* _What this task involves_: Reproduce exactly the lines below, from the first one through the line containing "const ref = useRef<HTMLDivElement>(null);", and omit any pictures.

* _Material for this task_:
——

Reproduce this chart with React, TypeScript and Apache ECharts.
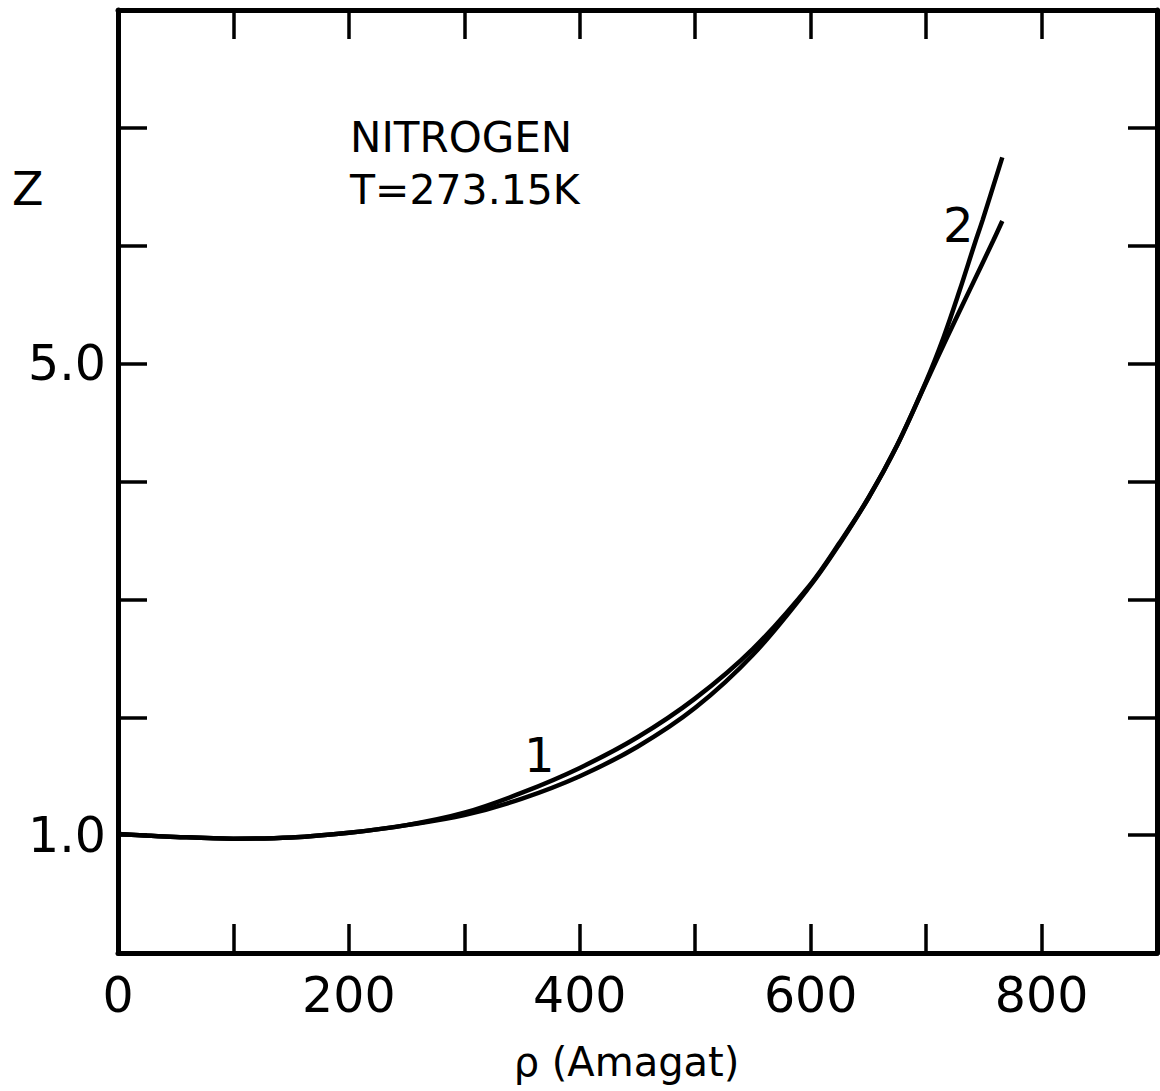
import React, { useEffect, useRef } from "react";
import * as echarts from "echarts";

// Density (Amagat) and compressibility factor Z
const rho1 = [0, 50, 100, 150, 200, 250, 300, 350, 400, 450, 500, 550, 600, 625, 650, 675, 700, 718, 738, 758, 766];
const z1 = [1.01, 0.985, 0.97, 0.98, 1.02, 1.085, 1.19, 1.36, 1.57, 1.83, 2.16, 2.58, 3.13, 3.48, 3.86, 4.31, 4.84, 5.22, 5.63, 6.04, 6.21];
const rho2 = [0, 50, 100, 150, 200, 250, 300, 350, 400, 450, 500, 550, 600, 625, 650, 675, 700, 715, 729, 742.5, 749, 766];
const z2 = [1.01, 0.985, 0.97, 0.98, 1.02, 1.085, 1.17, 1.31, 1.5, 1.75, 2.08, 2.53, 3.12, 3.47, 3.86, 4.31, 4.85, 5.22, 5.62, 6.03, 6.22, 6.75];

const xTickLabels = [0, 200, 400, 600, 800];
const yTickLabels = [1, 5];

const FONT = "DejaVu Sans";

export default function App() {
  const ref = useRef<HTMLDivElement>(null);

  useEffect(() => {
    if (!ref.current) return;
    const chart = echarts.init(ref.current, null, { renderer: "svg" });
    const lineAxis = { show: true, onZero: false, lineStyle: { color: "#000", width: 5 } };
    const ticks = { show: true, inside: true, length: 29, lineStyle: { color: "#000", width: 3.5 } };
    chart.setOption({
      animation: false,
      backgroundColor: "#fff",
      grid: { left: 118, right: 2, top: 10, bottom: 138, containLabel: false },
      xAxis: [
        {
          type: "value",
          min: 0,
          max: 900,
          interval: 100,
          position: "bottom",
          axisLine: lineAxis,
          axisTick: ticks,
          splitLine: { show: false },
          axisLabel: {
            show: true,
            margin: 42,
            verticalAlign: "middle",
            fontFamily: FONT,
            fontSize: 49,
            color: "#000",
            formatter: (v: number) => (xTickLabels.includes(v) ? String(v) : ""),
          },
          name: "ρ (Amagat)",
          nameLocation: "middle",
          nameGap: 109,
          nameTextStyle: {
            fontFamily: FONT,
            fontSize: 40,
            color: "#000",
            verticalAlign: "middle",
            padding: [0, 22, 0, 0],
          },
        },
        {
          type: "value",
          min: 0,
          max: 900,
          interval: 100,
          position: "top",
          axisLine: lineAxis,
          axisTick: ticks,
          splitLine: { show: false },
          axisLabel: { show: false },
        },
      ],
      yAxis: [
        {
          type: "value",
          min: 0,
          max: 8,
          interval: 1,
          position: "left",
          axisLine: lineAxis,
          axisTick: ticks,
          splitLine: { show: false },
          axisLabel: {
            show: true,
            margin: 12,
            fontFamily: FONT,
            fontSize: 49,
            color: "#000",
            formatter: (v: number) => (yTickLabels.includes(v) ? v.toFixed(1) : ""),
          },
        },
        {
          type: "value",
          min: 0,
          max: 8,
          interval: 1,
          position: "right",
          axisLine: lineAxis,
          axisTick: ticks,
          splitLine: { show: false },
          axisLabel: { show: false },
        },
      ],
      series: [
        {
          name: "1",
          type: "line",
          xAxisIndex: 0,
          yAxisIndex: 0,
          data: rho1.map((r, i) => [r, z1[i]]),
          showSymbol: false,
          smooth: 0.35,
          lineStyle: { color: "#000", width: 4.5 },
        },
        {
          name: "2",
          type: "line",
          xAxisIndex: 0,
          yAxisIndex: 0,
          data: rho2.map((r, i) => [r, z2[i]]),
          showSymbol: false,
          smooth: 0.35,
          lineStyle: { color: "#000", width: 4.5 },
        },
      ],
      graphic: [
        { type: "text", left: 12, top: 166, style: { text: "Z", font: `46px '${FONT}'`, fill: "#000" } },
        { type: "text", left: 350, top: 116, style: { text: "NITROGEN", font: `42px '${FONT}'`, fill: "#000" } },
        { type: "text", left: 350, top: 169, style: { text: "T=273.15K", font: `41px '${FONT}'`, fill: "#000" } },
        { type: "text", left: 943, top: 201, style: { text: "2", font: `48px '${FONT}'`, fill: "#000" } },
        { type: "text", left: 524, top: 731, style: { text: "1", font: `48px '${FONT}'`, fill: "#000" } },
      ],
    });
    return () => chart.dispose();
  }, []);

  return (
    <div
      ref={ref}
      style={{ position: "fixed", left: 0, top: 0, width: 1160, height: 1091, background: "#fff" }}
    />
  );
}
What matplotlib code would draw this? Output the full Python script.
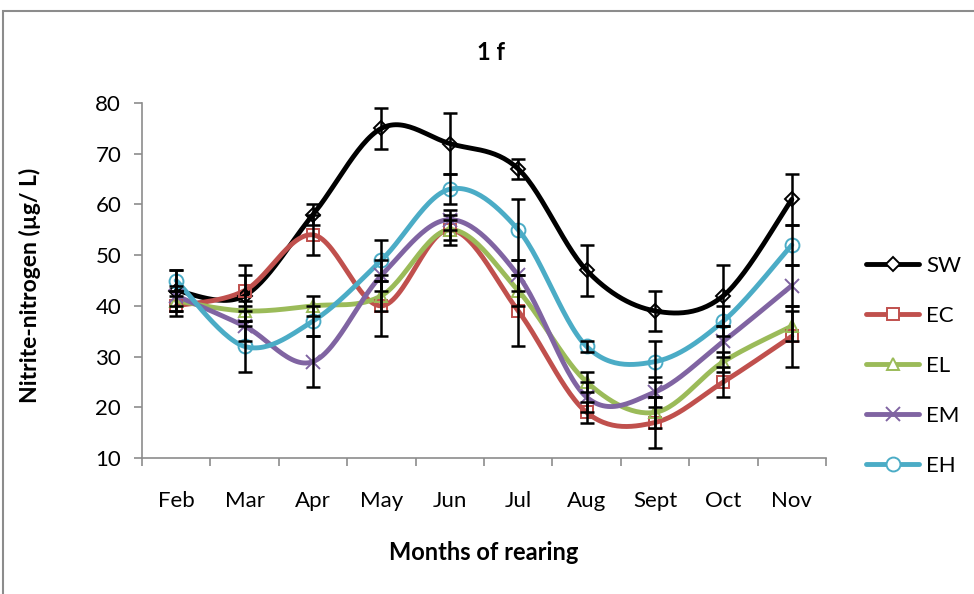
import numpy as np
import matplotlib
matplotlib.use('Agg')
import matplotlib.pyplot as plt
from matplotlib.lines import Line2D
from matplotlib.patches import Rectangle

plt.rcParams['font.family'] = ['Lato', 'DejaVu Sans']

months = ['Feb', 'Mar', 'Apr', 'May', 'Jun', 'Jul', 'Aug', 'Sept', 'Oct', 'Nov']

SW = [43, 42, 58, 75, 72, 67, 47, 39, 42, 61]
EC = [40, 43, 54, 40, 55, 39, 19, 17, 25, 34]
EL = [41, 39, 40, 42, 55, 43, 25, 19, 29, 36]
EM = [42, 36, 29, 46, 57, 46, 22, 23, 33, 44]
EH = [45, 32, 37, 49, 63, 55, 32, 29, 37, 52]

SW_err = [4, 6, 2, 4, 6, 2, 5, 4, 6, 5]
EC_err = [2, 3, 4, 6, 3, 7, 2, 5, 3, 6]
EL_err = [2, 2, 2, 3, 2, 3, 2, 3, 2, 3]
EM_err = [2, 3, 5, 3, 2, 3, 3, 3, 3, 4]
EH_err = [2, 5, 3, 4, 3, 6, 1, 4, 3, 4]

names = ['SW', 'EC', 'EL', 'EM', 'EH']
series = [SW, EC, EL, EM, EH]
errors = [SW_err, EC_err, EL_err, EM_err, EH_err]
colors = ['#000000', '#C0504D', '#9BBB59', '#8064A2', '#4BACC6']
markers = ['D', 's', '^', 'x', 'o']
msizes = [7, 8, 9, 10, 10]


def smooth(x, y, n=30):
    # excel-like smoothed line (catmull-rom bezier)
    x = np.asarray(x, float)
    y = np.asarray(y, float)
    px = np.concatenate([[x[0]], x, [x[-1]]])
    py = np.concatenate([[y[0]], y, [y[-1]]])
    xs, ys = [], []
    t = np.linspace(0, 1, n)
    for i in range(1, len(px) - 2):
        p1 = np.array([px[i], py[i]])
        p2 = np.array([px[i + 1], py[i + 1]])
        c1 = p1 + (p2 - np.array([px[i - 1], py[i - 1]])) / 6.0
        c2 = p2 - (np.array([px[i + 2], py[i + 2]]) - p1) / 6.0
        b = ((1 - t) ** 3)[:, None] * p1 + (3 * (1 - t) ** 2 * t)[:, None] * c1 \
            + (3 * (1 - t) * t ** 2)[:, None] * c2 + (t ** 3)[:, None] * p2
        xs.extend(b[:, 0])
        ys.extend(b[:, 1])
    return np.array(xs), np.array(ys)


fig = plt.figure(figsize=(9.74, 5.94), dpi=100)
fig.patches.append(Rectangle((3 / 974, -0.1), 1.2, 1 - 11 / 594 + 0.1, transform=fig.transFigure,
                             fill=False, edgecolor='#8C8C8C', linewidth=1.5))
ax = fig.add_axes([142 / 974, 1 - 458 / 594, (826 - 142) / 974, (458 - 103) / 594])

x = np.arange(len(months))
handles = []
for name, ys, err, c, m, ms in zip(names, series, errors, colors, markers, msizes):
    sx, sy = smooth(x, ys)
    ax.plot(sx, sy, color=c, lw=3.5, solid_capstyle='round', zorder=2)
    ax.plot(x, ys, ls='none', marker=m, ms=ms, mfc='none', mec=c, mew=1.4, zorder=3)
    ax.errorbar(x, ys, yerr=err, fmt='none', ecolor='black', elinewidth=1.8,
                capsize=5, capthick=1.8, zorder=4)
    handles.append(Line2D([], [], color=c, lw=3.5, marker=m, ms=ms, mfc='white',
                          mec=c, mew=1.4, solid_capstyle='round'))

ax.set_xlim(-0.5, len(months) - 0.5)
ax.set_ylim(10, 80)
ax.set_yticks(range(10, 81, 10))
ax.set_xticks(x)
ax.set_xticklabels(months)
ax.set_xticks(np.arange(-0.5, len(months)), minor=True)
ax.tick_params(axis='x', which='major', length=0, pad=24, labelsize=16)
ax.tick_params(axis='x', which='minor', length=6, width=1.2, color='#8C8C8C')
ax.tick_params(axis='y', length=6, width=1.2, color='#8C8C8C', labelsize=16, pad=9)
for s in ['top', 'right']:
    ax.spines[s].set_visible(False)
for s in ['left', 'bottom']:
    ax.spines[s].set_color('#8C8C8C')
    ax.spines[s].set_linewidth(1.2)

fig.text(491 / 974, 1 - 52 / 594, '1 f', ha='center', va='center', fontsize=17, fontweight='bold')
fig.text(484 / 974, 1 - 552 / 594, 'Months of rearing', ha='center', va='center',
         fontsize=17, fontweight='bold')
fig.text(30 / 974, 1 - 285 / 594, 'Nitrite-nitrogen (µg/ L)', ha='center', va='center',
         rotation=90, fontsize=16.5, fontweight='bold')

fig.legend(handles, names, loc='center left', bbox_to_anchor=(866 / 974, 1 - 366 / 594),
           frameon=False, fontsize=16, handlelength=2.4, labelspacing=1.35,
           handletextpad=0.3, borderpad=0, borderaxespad=0)

fig.savefig('out.png', dpi=100)
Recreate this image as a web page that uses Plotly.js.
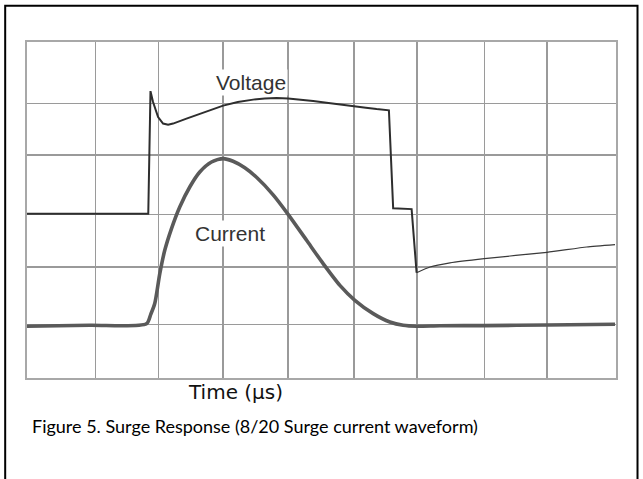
<!DOCTYPE html>
<html>
<head>
<meta charset="utf-8">
<script src="https://cdn.plot.ly/plotly-3.0.1.min.js"></script>
<style>
html,body{margin:0;padding:0;background:#fff;}
#chart{width:643px;height:479px;}
</style>
</head>
<body>
<div id="chart"></div>
<script>
// Grid positions (in divisions) as read from the scope graticule
const xGrid = [0, 1.046, 2.013, 2.997, 3.990, 4.995, 5.958, 6.987, 7.945, 9];
const yGrid = [0, 0.959, 1.982, 2.923, 3.982, 4.900, 6];

// Voltage trace (divisions)
const voltTime = [0, 1.853, 1.887, 1.926, 2.003, 2.079, 2.156, 2.232, 2.437, 2.640, 2.824, 2.997, 3.221, 3.455, 3.634, 3.813, 3.990, 4.169, 4.373, 4.577, 4.780, 4.984, 5.178, 5.342, 5.530, 5.595, 5.877, 5.953];
const voltVal  = [2.932, 2.932, 5.123, 4.929, 4.661, 4.543, 4.521, 4.543, 4.632, 4.718, 4.798, 4.864, 4.927, 4.971, 4.991, 4.998, 4.991, 4.973, 4.945, 4.917, 4.890, 4.863, 4.827, 4.802, 4.780, 3.030, 3.016, 1.879];

// Voltage recovery tail (thin line)
const tailTime = [5.953, 6.157, 6.463, 6.987, 7.945, 8.552, 8.985];
const tailVal  = [1.879, 1.982, 2.057, 2.132, 2.245, 2.339, 2.382];

// Current trace (divisions)
const currTime = [0, 0.959, 1.825, 1.891, 1.952, 2.029, 2.105, 2.208, 2.334, 2.487, 2.640, 2.819, 2.997, 3.149, 3.328, 3.507, 3.761, 3.990, 4.272, 4.525, 4.781, 5.010, 5.290, 5.545, 5.748, 5.953, 6.309, 6.987, 7.945, 8.985];
const currVal  = [0.923, 0.941, 0.968, 1.137, 1.329, 1.864, 2.280, 2.668, 3.054, 3.411, 3.679, 3.857, 3.918, 3.870, 3.754, 3.584, 3.271, 2.923, 2.459, 2.043, 1.655, 1.388, 1.150, 1.000, 0.941, 0.923, 0.932, 0.936, 0.946, 0.959];

const labels = {voltage: 'Voltage', current: 'Current', xTitle: 'Time (µs)', caption: 'Figure 5. Surge Response (8/20 Surge current waveform)'};

const L = 27.3, R = 27, T = 41.7, B = 101.3;
const W = 643, H = 479;
const pw = W - L - R, ph = H - T - B;
const px2paper = p => (p - L) / pw;
const py2paper = p => (H - B - p) / ph;

const traces = [
  {x: currTime, y: currVal, mode: 'lines', line: {color: '#5a5a5a', width: 3.6, shape: 'spline', smoothing: 0.7}, hoverinfo: 'skip'},
  {x: voltTime, y: voltVal, mode: 'lines', line: {color: '#2e2e2e', width: 2}, hoverinfo: 'skip'},
  {x: tailTime, y: tailVal, mode: 'lines', line: {color: '#3a3a3a', width: 1.2, shape: 'spline', smoothing: 0.5}, hoverinfo: 'skip'}
];

const layout = {
  width: W, height: H,
  margin: {l: L, r: R, t: T, b: B, pad: 0},
  paper_bgcolor: '#fff', plot_bgcolor: '#fff',
  showlegend: false,
  xaxis: {range: [0, 9], tickvals: xGrid, showticklabels: false, ticks: '', showgrid: true, gridcolor: '#9a9a9a', gridwidth: 1.4, zeroline: false, showline: true, mirror: true, linecolor: '#a8a8a8', linewidth: 2},
  yaxis: {range: [0, 6], tickvals: yGrid, showticklabels: false, ticks: '', showgrid: true, gridcolor: '#9a9a9a', gridwidth: 1.4, zeroline: false, showline: true, mirror: true, linecolor: '#a8a8a8', linewidth: 2},
  annotations: [
    {x: 3.42, y: 5.28, xref: 'x', yref: 'y', text: labels.voltage, showarrow: false, font: {family: 'Liberation Sans, Arial', size: 21, color: '#333'}, bgcolor: '#fff', borderpad: 1},
    {x: 3.107, y: 2.584, xref: 'x', yref: 'y', text: labels.current, showarrow: false, font: {family: 'Liberation Sans, Arial', size: 21, color: '#333'}, bgcolor: '#fff', borderpad: 1},
    {x: px2paper(236), y: py2paper(392), xref: 'paper', yref: 'paper', text: labels.xTitle, showarrow: false, xanchor: 'center', yanchor: 'middle', font: {family: 'DejaVu Sans', size: 20, color: '#111'}},
    {x: px2paper(30), y: py2paper(426), xref: 'paper', yref: 'paper', text: labels.caption, showarrow: false, xanchor: 'left', yanchor: 'middle', font: {family: 'Lato', size: 18, color: '#000'}}
  ],
  shapes: [
    {type: 'rect', xref: 'paper', yref: 'paper', x0: px2paper(5.5), x1: px2paper(637.5), y0: py2paper(500), y1: py2paper(5.5), line: {color: '#000', width: 2}, fillcolor: 'rgba(0,0,0,0)', layer: 'above'}
  ]
};

Plotly.newPlot('chart', traces, layout, {staticPlot: true, displayModeBar: false});
</script>
</body>
</html>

——

* _Expected output_:
Reproduce this chart with React, TypeScript and Apache ECharts.
import React, { useEffect, useRef } from "react";
import * as echarts from "echarts";

// Density (Amagat) and compressibility factor Z
const rho1 = [0, 50, 100, 150, 200, 250, 300, 350, 400, 450, 500, 550, 600, 625, 650, 675, 700, 718, 738, 758, 766];
const z1 = [1.01, 0.985, 0.97, 0.98, 1.02, 1.085, 1.19, 1.36, 1.57, 1.83, 2.16, 2.58, 3.13, 3.48, 3.86, 4.31, 4.84, 5.22, 5.63, 6.04, 6.21];
const rho2 = [0, 50, 100, 150, 200, 250, 300, 350, 400, 450, 500, 550, 600, 625, 650, 675, 700, 715, 729, 742.5, 749, 766];
const z2 = [1.01, 0.985, 0.97, 0.98, 1.02, 1.085, 1.17, 1.31, 1.5, 1.75, 2.08, 2.53, 3.12, 3.47, 3.86, 4.31, 4.85, 5.22, 5.62, 6.03, 6.22, 6.75];

const xTickLabels = [0, 200, 400, 600, 800];
const yTickLabels = [1, 5];

const FONT = "DejaVu Sans";

export default function App() {
  const ref = useRef<HTMLDivElement>(null);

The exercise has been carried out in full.